Fans of former Star Trek star and social media darling George Takei will likely be familiar with the forced internment of Japanese-Americans during the Second World War – the music Allegiance is based on the experiences of Takei and his family, who were forcibly removed from their homes and imprisoned following the Japanese attack on Pearl Harbour.

The internment of citizens of Japanese descent occurred in Canada as well, beginning after the attack on Pearl Harbor on December 7, 1941, and lasting until 1949, several years after Japan’s surrender. Japanese-language newspapers were shuttered, and the government seized and sold property owned by Japanese Canadians, including business and homes. Like Kogawa’s character Naomi Nakane, Japanese Canadian families were relocated to small communities in the interior of the country, where many were forced to remain, even after the end of the war. Japanese Canadian families lost most or all of their material goods, lived in harsh conditions and experienced systemic racism and prejudice, all of which left emotional and psychological scars on the people who lived through this period.

Obasan is a sensitive, deeply moving, painful yet quietly hopeful account of the internment of a Japanese-Canadian family and the lingering impact the experience had on individuals, particularly children. Kogawa weaves several stories and perspectives together, moving from Naomi’s adulthood in 1970s Alberta to her childhood in the 1940s in Vancouver and Slocan, British Columbia, and introduces characters of several generations from both Canada and Japan. The trials Naomi and her family endure are terrible, pushing the characters to their breaking points, and Kogawa doesn’t shy away from hard, painful truths. Sexual abuse, animal cruelty, parental abandonment, depression, racism, isolation, repression, cultural taboos, violence, war, death – all are discussed and laid bare in this complex novel.
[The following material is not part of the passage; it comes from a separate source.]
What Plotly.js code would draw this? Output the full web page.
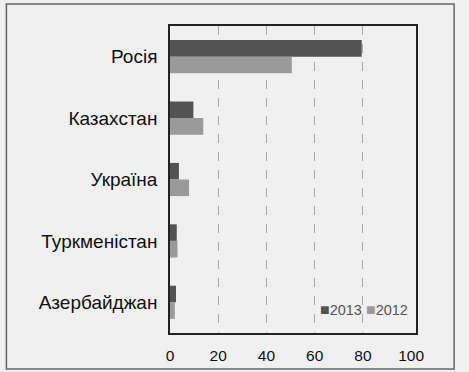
<!DOCTYPE html>
<html><head><meta charset="utf-8">
<script src="https://cdn.plot.ly/plotly-3.0.1.min.js"></script>
<style>html,body{margin:0;padding:0;background:#f0f0f0;}#chart{width:469px;height:372px;}</style>
</head><body><div id="chart"></div>
<script>
const countries = ["Росія", "Казахстан", "Україна", "Туркменістан", "Азербайджан"];
const values2013 = [79.5, 9.7, 3.7, 2.8, 2.5];
const values2012 = [50.5, 13.8, 7.9, 3.1, 2.0];
const seriesNames = ["2013", "2012"];
const seriesColors = ["#535353", "#9a9a9a"];
const xTicks = [0, 20, 40, 60, 80, 100];
const gridTicks = [20, 40, 60, 80];

const seriesValues = [values2013, values2012];
const traces = seriesNames.map((n, i) => ({
  type: "bar", orientation: "h", name: n, y: countries, x: seriesValues[i],
  marker: {color: seriesColors[i]}, showlegend: false
}));
// transparent helper trace to activate xaxis2 gridlines
traces.push({type: "scatter", x: [0], y: [countries[0]], xaxis: "x2", yaxis: "y",
             mode: "markers", marker: {opacity: 0}, showlegend: false, hoverinfo: "skip"});

const legendText = seriesNames.map((n, i) =>
  `<span style="color:${seriesColors[i]};font-size:16px">■</span>${n}`).join(" ");

const layout = {
  width: 469, height: 372,
  margin: {l: 170, r: 53, t: 26, b: 39},
  paper_bgcolor: "#f0f0f0", plot_bgcolor: "#f0f0f0",
  barmode: "group", bargap: 0.46, bargroupgap: 0,
  font: {family: "Liberation Sans, Arial, sans-serif", color: "#111"},
  xaxis: {range: [0, 102], tickvals: xTicks, showgrid: false, zeroline: false,
          showline: true, linecolor: "#222", linewidth: 1.5, mirror: true,
          ticks: "", ticklabelstandoff: 8, tickfont: {size: 15.5, color: "#111"}},
  xaxis2: {overlaying: "x", matches: "x", tickvals: gridTicks, showticklabels: false,
           showgrid: true, gridcolor: "#a8a8a8", griddash: "dash", gridwidth: 1.2,
           zeroline: false, showline: false, ticks: ""},
  yaxis: {autorange: "reversed", showgrid: false, zeroline: false,
          showline: true, linecolor: "#222", linewidth: 1.5, mirror: true,
          ticks: "", ticklabelstandoff: 7, tickfont: {size: 19, color: "#111"}},
  annotations: [{xref: "paper", yref: "paper", x: 0.975, y: 0.075, xanchor: "right", yanchor: "middle",
                 showarrow: false, text: legendText,
                 font: {family: "Liberation Sans, Arial, sans-serif", size: 14.5, color: "#555"}}],
  shapes: [{type: "rect", xref: "paper", yref: "paper",
            x0: -0.665, x1: 1.155, y0: -0.117, y1: 1.072,
            line: {color: "#666", width: 1.5}, fillcolor: "rgba(0,0,0,0)", layer: "below"}]
};

Plotly.newPlot("chart", traces, layout, {displayModeBar: false});
</script></body></html>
When first published in 1981, Obasan received lukewarm reviews. The prose was complex and lyrical, which some reviewers found too complex, even confusing. The content was graphic and unsettling, which some readers considered too negative for young people. Perhaps more unsettling, though, was the fact that Obasan called on Canadians to admit to a dark, embarrassing, painful period in their history, and accept the lingering damage their actions had caused countless innocent people. Obasan refused to allowed Canadians to hide from their past, and called on all citizens to look to their past to ensure that such dark times could never be repeated.

Obasan went on to win the Books in Canada First Novel Award and the Canadian Authors Association Book of the Year Award, and Kogawa, who began her literary career as a poet,  was awarded the Order of Canada, the Order of British Columbia, and the Order of the Rising Sun. The novel has since become a modern Canadian classic, and is required reading in many high schools and colleges throughout the country, but particularly in Kogawa’s home province of British Columbia.